Kielce: Awantura zakończona śmiercią dwóch osób. Martwa żona i mąż samobójca
W zeszłą środę w Kielcach doszło do tragicznej awantury, podczas której zginęła kobieta i jej mąż. Po przybyciu na miejsce policjantów mężczyzna na ich widok wyskoczył z okna. Na skutek poniesionych obrażeń mężczyzna zmarł w szpitalu. Natomiast podczas przeszukiwania mieszkania funkcjonariusze znaleźli również ciało jego żony. Sprawę bada kielecka policja.

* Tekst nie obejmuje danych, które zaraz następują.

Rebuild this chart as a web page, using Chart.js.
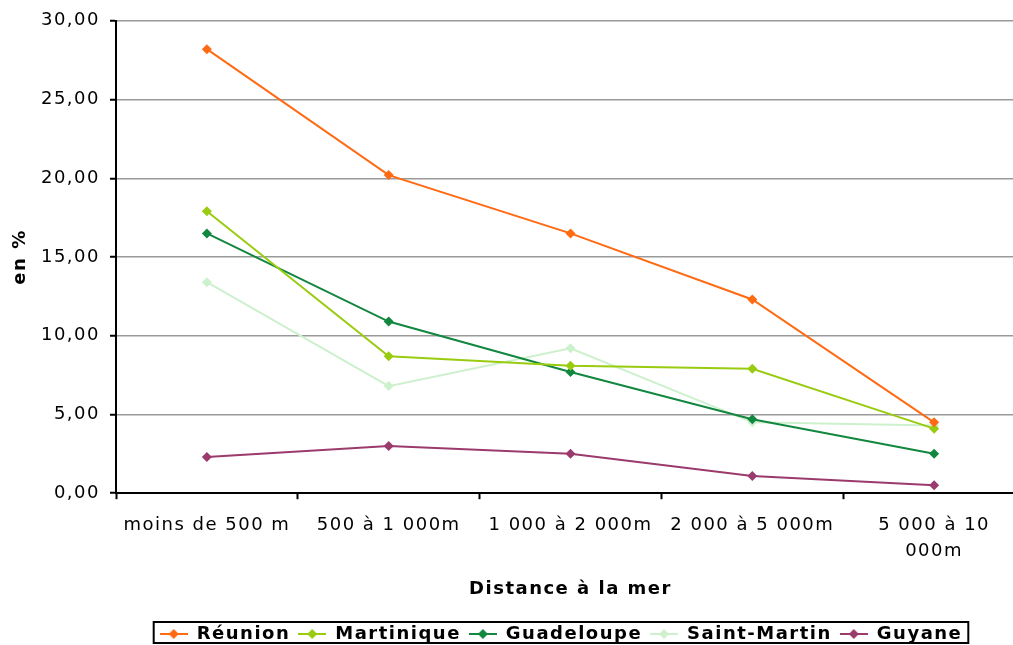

Do śmiertelnej tragedii doszło około godziny 12:00 w Kielcach, gdzie dyżurny policyjny został powiadomiony o awanturze domowej w jednym z mieszkań przy ul. Chrobrego. Patrol policyjny dojechał na miejsce już po kilku minutach. Funkcjonariusze pośpieszyli w kierunku mieszkania. Jednak, kiedy tylko weszli do środka, spostrzegli mężczyznę, który na ich widok wybiegł na balkon i wyskoczył z czwartego piętra.
52-latka zmarła na miejscu, a 55-latek w szpitalu
Jak poinformował Karol Macek, rzecznik prasowy Komendy Miejskiej Policji w Kielcach, w mieszkaniu policjanci znaleźli także ciało 52-letniej żony, która zginęła od ran kłutych, zadanych ostrym narzędziem w okolicy klatki piersiowej. Lekarze pogotowia ratunkowego ustalili, że kobieta zmarła na miejscu.
Natomiast 55-letni mężczyzna został przewieziony do szpitala, gdzie niecałą godzinę później zmarł z powodu obrażeń odniesionych podczas upadku.
Sprawą zajmują się funkcjonariusze z KMP w Kielcach pod nadzorem kieleckiej prokuratury.